Debt Consolidation Method Choice
Balance Transfer Credit Card
Homeowner loans
Benefits of Debt Consolidation
Disadvantages of Debt consolidation
When to Consider Debt Consolidation
Mortgage Advice

Debt consolidation works to simplify your finances by combining your outstanding balances together into one more manageable monthly payment.

There are lots of options on how to consolidate your debts, these include, a personal loan, a credit card, debt management plans, or repaying your debts using equity built up in your home.

Here is an in-depth look at how debt consolidation works, its benefits, and things to consider before opting for this approach.

What is Debt Consolidation?

Debt consolidation involves taking out a new loan to pay off multiple existing debts. The idea is to combine various obligations—such as credit card balances, personal loans, and other liabilities—into one loan, ideally with a lower interest rate. This can make your debt easier to manage, as you’ll only have one monthly payment to keep track of instead of several.

The new loan can either be on an unsecured basis, such as a personal loan, or a secured basis which is where you use the equity in your home to repay your debts.

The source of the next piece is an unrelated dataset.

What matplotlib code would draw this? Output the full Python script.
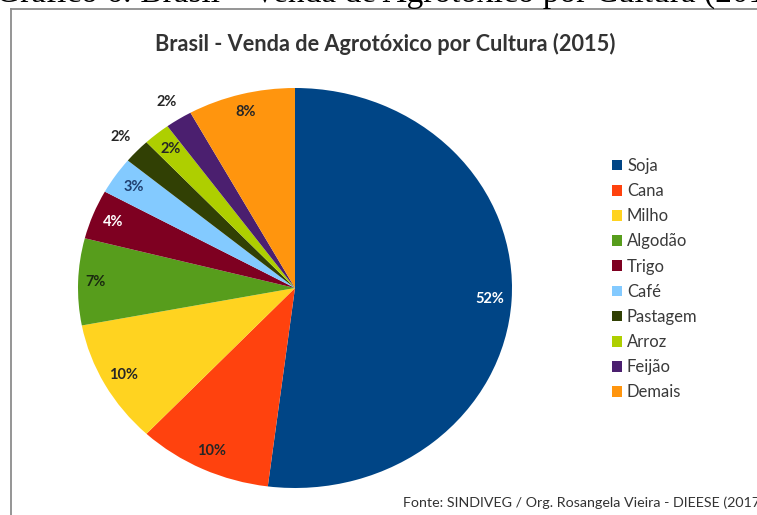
import matplotlib.pyplot as plt
import numpy as np
from matplotlib.lines import Line2D

# data
culturas = ['Soja', 'Cana', 'Milho', 'Algodão', 'Trigo', 'Café',
            'Pastagem', 'Arroz', 'Feijão', 'Demais']
percentuais = [52, 10, 10, 7, 4, 3, 2, 2, 2, 8]

# LibreOffice default palette
cores = ['#004586', '#ff420e', '#ffd320', '#579d1c', '#7e0021',
         '#83caff', '#314004', '#aecf00', '#4b1f6f', '#ff950e']
cor_rotulo = ['white', '#262626', '#262626', '#1a2a10', 'white',
              '#1f3f6f', '#262626', '#262626', '#262626', '#262626']
dist_rotulo = [0.9, 0.9, 0.9, 0.92, 0.9, 0.9, 1.1, 0.9, 1.1, 0.91]

W, H = 757, 515
fig = plt.figure(figsize=(W / 100, H / 100), dpi=100)
fig.patch.set_facecolor('white')

# clipped caption from the page above the chart
fig.text(-4 / W, 1 - 1.5 / H, 'Gráfico 6: Brasil – Venda de Agrotóxico por Cultura (2015)',
         family='Liberation Serif', fontsize=24, color='black',
         ha='left', va='baseline')

# chart frame
fig.add_artist(Line2D([11 / W, 11 / W], [1 - 9 / H, -0.1], color='#8c8c8c', lw=1.3))
fig.add_artist(Line2D([11 / W, 1.1], [1 - 9 / H, 1 - 9 / H], color='#8c8c8c', lw=1.3))

fig.text(385 / W, 1 - 44 / H, 'Brasil - Venda de Agrotóxico por Cultura (2015)',
         family='Lato', fontweight='bold', fontsize=15.7, color='#333333',
         ha='center', va='center')

ax = fig.add_axes([78 / W, 1 - 488 / H, 434 / W, 400 / H])
wedges, _ = ax.pie(percentuais, colors=cores, startangle=90, counterclock=False,
                   wedgeprops=dict(linewidth=0))
ax.set_aspect('auto')
ax.set_xlim(-1, 1)
ax.set_ylim(-1, 1)

for w, p, c, k in zip(wedges, percentuais, cor_rotulo, dist_rotulo):
    ang = np.deg2rad((w.theta1 + w.theta2) / 2)
    ax.text(k * np.cos(ang), k * np.sin(ang), f'{p}%', ha='center', va='center',
            family='Lato', fontweight='bold', fontsize=10.5, color=c)

leg = fig.legend(wedges, culturas, loc='upper left',
                 bbox_to_anchor=(597 / W, 1 - 143 / H), frameon=False,
                 prop=dict(family='Lato', size=12), labelcolor='#3a3a3a',
                 handlelength=0.6, handleheight=0.6, handletextpad=0.3,
                 labelspacing=0.55)

fig.text(403 / W, 1 - 503 / H, 'Fonte: SINDIVEG / Org. Rosangela Vieira - DIEESE (2017)',
         family='Lato', fontsize=10.3, color='#333333', ha='left', va='center')

fig.savefig('out.png', dpi=100)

How Does Debt Consolidation Work?

A good place to start when considering debt consolidation is by making a comprehensive list of your current debts. Include details such as the total amount owed, the interest rate for each debt, and the minimum monthly payments.

Next, it is always a good idea to know what your current credit score is and see if it has been impacted by your current debt level.

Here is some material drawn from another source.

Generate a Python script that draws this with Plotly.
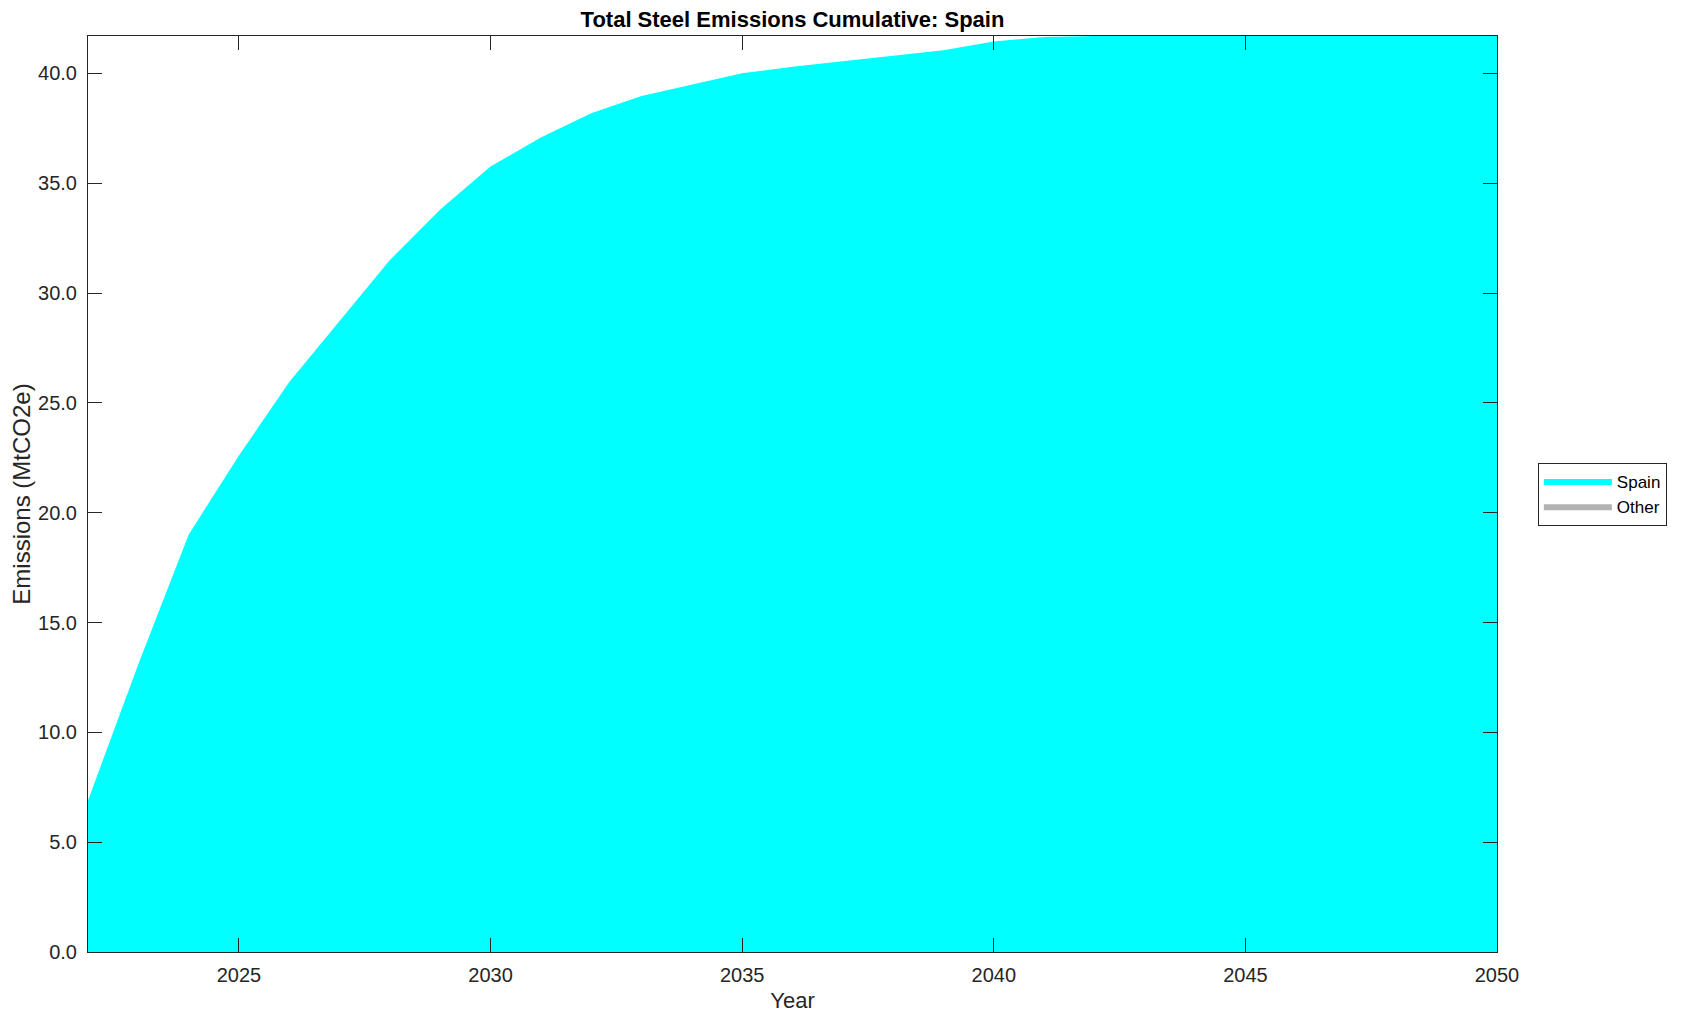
import plotly.graph_objects as go

years = list(range(2022, 2051))
spain = [6.9, 13.1, 19.0, 22.6, 25.95, 28.7, 31.5, 33.8, 35.76, 37.08, 38.18, 38.97, 39.5,
         40.0, 40.3, 40.56, 40.82, 41.05, 41.45, 41.66, 41.7, 41.7, 41.7, 41.7, 41.7,
         41.7, 41.7, 41.7, 41.7]
other = [0.0] * len(years)

x_ticks = [2025, 2030, 2035, 2040, 2045, 2050]
y_ticks = [0, 5, 10, 15, 20, 25, 30, 35, 40]

FONT = "Liberation Sans, Arial, Helvetica, sans-serif"
AX = "#262626"

fig = go.Figure()
fig.add_trace(go.Scatter(x=years, y=spain, name="Spain", mode="lines",
                         stackgroup="one", line=dict(width=0, color="#00FFFF"),
                         fillcolor="#00FFFF"))
fig.add_trace(go.Scatter(x=years, y=other, name="Other", mode="lines",
                         stackgroup="one", line=dict(width=0, color="#B3B3B3"),
                         fillcolor="#B3B3B3"))

axis_common = dict(showgrid=False, zeroline=False, showline=True, linecolor=AX,
                   linewidth=1, mirror="ticks", ticks="inside", ticklen=14, automargin=False,
                   tickcolor=AX, tickwidth=1, tickfont=dict(family=FONT, size=20, color=AX))

fig.update_xaxes(range=[2022, 2050], tickvals=x_ticks, ticklabelstandoff=5,
                 title=dict(text="Year", font=dict(family=FONT, size=22, color=AX), standoff=9),
                 **axis_common)
fig.update_yaxes(range=[0, 41.7], tickvals=y_ticks, tickformat=".1f", ticklabelstandoff=6,
                 title=dict(text="Emissions (MtCO2e)", font=dict(family=FONT, size=24, color=AX), standoff=3),
                 **axis_common)

fig.update_layout(
    width=1671, height=1005,
    margin=dict(l=80, r=171, t=28, b=61),
    paper_bgcolor="white", plot_bgcolor="white",
    title=dict(text="<b>Total Steel Emissions Cumulative: Spain</b>", x=0.5, xref="paper",
               y=0.9886, yref="container", yanchor="middle",
               font=dict(family=FONT, size=22, color="black")),
    legend=dict(x=1.029, y=0.5, xanchor="left", yanchor="middle", bgcolor="white",
                bordercolor=AX, borderwidth=1, font=dict(family=FONT, size=17, color="black"),
                traceorder="normal", itemwidth=68, tracegroupgap=0),
    showlegend=True,
)

fig.write_html("out.html")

You are more likely to qualify for a debt consolidation loan if you have a good income that is reliable and steady, can prove that you have the spare income to repay a loan, and a good credit score.

Debt Consolidation Method Choice

There are various methods and products that you can use to consolidate your debts, these are:

A personal loan

Personal loans can be a good way to consolidate debts if you can qualify for enough borrowing at a good rate. With a personal loan, the borrowing will be repaid at the end of the term if all payments are met.

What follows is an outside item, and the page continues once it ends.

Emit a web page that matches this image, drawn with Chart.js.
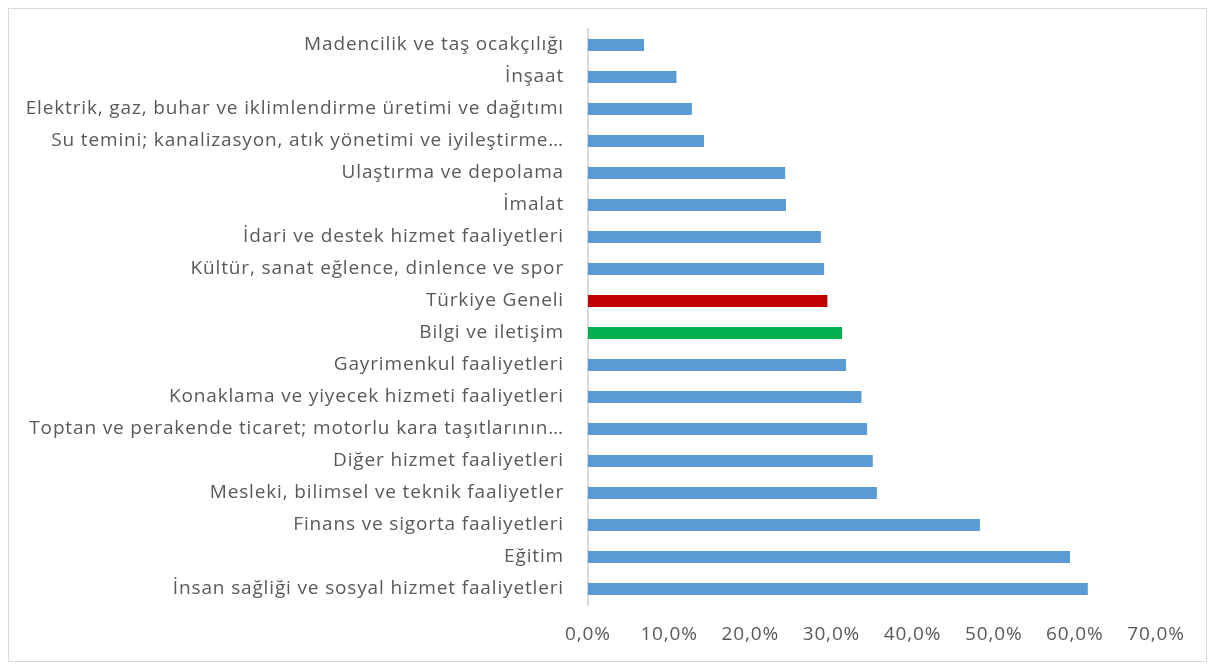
<!DOCTYPE html>
<html>
<head>
    <title>Sektörler</title>
    <script src="https://cdn.jsdelivr.net/npm/chart.js"></script>
    <style>
        body {
            margin: 0;
            background-color: #fff;
            font-family: "Open Sans", sans-serif;
        }
        .chart-box {
            position: absolute;
            left: 8px;
            top: 8px;
            width: 1197px;
            height: 652px;
            border: 1px solid #d9d9d9;
        }
    </style>
</head>
<body>
<div class="chart-box">
    <canvas id="sectorChart" width="1197" height="652"></canvas>
</div>

<script>
    const sectors = [
        'Madencilik ve taş ocakçılığı',
        'İnşaat',
        'Elektrik, gaz, buhar ve iklimlendirme üretimi ve dağıtımı',
        'Su temini; kanalizasyon, atık yönetimi ve iyileştirme…',
        'Ulaştırma ve depolama',
        'İmalat',
        'İdari ve destek hizmet faaliyetleri',
        'Kültür, sanat eğlence, dinlence ve spor',
        'Türkiye Geneli',
        'Bilgi ve iletişim',
        'Gayrimenkul faaliyetleri',
        'Konaklama ve yiyecek hizmeti faaliyetleri',
        'Toptan ve perakende ticaret; motorlu kara taşıtlarının…',
        'Diğer hizmet faaliyetleri',
        'Mesleki, bilimsel ve teknik faaliyetler',
        'Finans ve sigorta faaliyetleri',
        'Eğitim',
        'İnsan sağliği ve sosyal hizmet faaliyetleri'
    ];
    const shares = [6.9, 10.9, 12.8, 14.3, 24.3, 24.4, 28.7, 29.1, 29.5, 31.3, 31.8, 33.7, 34.4, 35.1, 35.6, 48.3, 59.4, 61.6];
    const xTicks = [0, 10, 20, 30, 40, 50, 60, 70];

    // vurgulanan satırlar
    const barColors = sectors.map(s => {
        if (s === 'Türkiye Geneli') return '#C00000';
        if (s === 'Bilgi ve iletişim') return '#00B050';
        return '#5B9BD5';
    });

    const labelFont = { family: 'Open Sans', size: 19 };

    // Calibri'ye benzesin diye harf aralığı biraz açılıyor
    const spacingPlugin = {
        id: 'spacing',
        beforeDraw: chart => { chart.ctx.letterSpacing = '0.85px'; }
    };

    const ctx = document.getElementById('sectorChart').getContext('2d');
    new Chart(ctx, {
        type: 'bar',
        data: {
            labels: sectors,
            datasets: [{
                data: shares,
                backgroundColor: barColors,
                barPercentage: 0.37,
                categoryPercentage: 1
            }]
        },
        options: {
            indexAxis: 'y',
            responsive: false,
            animation: false,
            layout: { padding: { top: 20, right: 50, bottom: 0, left: 0 } },
            plugins: { legend: { display: false }, tooltip: { enabled: false } },
            scales: {
                x: {
                    min: 0,
                    max: 70,
                    afterBuildTicks: axis => { axis.ticks = xTicks.map(v => ({ value: v })); },
                    afterFit: axis => { axis.height = 56; },
                    ticks: {
                        color: '#595959',
                        font: labelFont,
                        padding: 18,
                        callback: v => v.toFixed(1).replace('.', ',') + '%'
                    },
                    grid: { display: false, drawTicks: false },
                    border: { display: false }
                },
                y: {
                    afterFit: axis => {
                        axis.width = 579;
                        axis.paddingTop = 0;
                        axis.paddingBottom = 0;
                    },
                    ticks: {
                        color: '#595959',
                        font: labelFont,
                        padding: 24,
                        autoSkip: false
                    },
                    grid: { display: false, drawTicks: false },
                    border: { display: true, color: '#d9d9d9', width: 2 }
                }
            }
        },
        plugins: [spacingPlugin]
    });
</script>
</body>
</html>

Balance Transfer Credit Card

This option involves transferring all your existing credit card debt to a new credit card with a lower interest rate, often an introductory 0% APR for a set period. Often, these periods can be up to 2/3 years nowadays giving you plenty of time to repay the debts with zero interest. However, you’ll need a lot of self-discipline not to use the card for new purchases.

Homeowner loans

If you own a home, you can borrow against your home’s equity to consolidate debts, these are often called secured loan mortgages. These loans often have lower interest rates but put your home at risk if you default. It is always a good idea to seek independent mortgage advice to ensure you understand the risks and features associated with securing debts against your home. Other options with regards to using the equity in your home to repay debts include a debt consolidation remortgage or a further advance mortgage with your existing lender.

Benefits of Debt Consolidation

Here is a summary of the main benefits of consolidating your debts:

  • Simplified Payments: Managing one payment is easier than juggling multiple due dates and amounts.
  • Lower Interest Rates: Consolidation loans or balance transfer credit cards can offer lower interest rates than what you’re currently paying, saving you money over time.
  • Fixed Repayment Schedule: With a consolidation loan, you’ll have a clear timeline for when your debt will be paid off, helping you budget more effectively.
  • Improved Credit Score: Successfully managing and paying off a consolidation loan can improve your credit score over time.

Disadvantages of Debt consolidation

  • Upfront Costs: Some consolidation loans and balance transfer credit cards come with fees, such as origination fees or balance transfer fees. Be sure to factor these into your decision.
  • Risk of Homeowner Loans: If you use a home equity loan or remortgage for debt consolidation, your home is collateral. If you default, you risk losing your home. You will be taking currently unsecured debts and then securing them against your home which is a very high-risk strategy.
  • Discipline Required: Consolidation is not a cure-all. You must commit to not incurring new debt and to making regular payments on your consolidation loan.
  • Long-Term Costs: Lower monthly payments often mean a longer loan term. While this can provide immediate relief, you may end up paying more in interest over the life of the loan. This can result in you being worse off financially than you had been prior to consolidating your debts.

When to Consider Debt Consolidation

Debt consolidation might be a good option if:

  • You have multiple debts with high-interest rates.
  • You are struggling to keep track of various payments.
  • Your credit score is good enough to qualify for a lower interest rate.
  • You have a steady income and can commit to a repayment plan.

Mortgage Advice

Debt consolidation can be a useful tool for managing and reducing debt, offering the potential for lower interest rates and simplified payments. However, it’s important to carefully evaluate your financial situation and the terms of the consolidation loan or credit card. By doing so, you can make an informed decision that helps you achieve financial stability and peace of mind.

If you’re considering debt consolidation, consult with a mortgage advisor or credit counsellor to explore your options and create a plan tailored to your unique circ*mstances. Remember, the goal is not just to consolidate debt but to become debt-free.

In relation to taking unsecured debts, releasing equity, and then securing this new money against your home is high risk and should not be undertaken without seeking professional advice. If you are unable to pay your monthly payment, your home could be repossessed, and you could become homeless.

You should carefully evaluate the implications before proceeding with a debt consolidation mortgage application, as it will increase the total mortgage balance secured against your property. Failing to keep up with mortgage payments could result in your home being repossessed by the lender.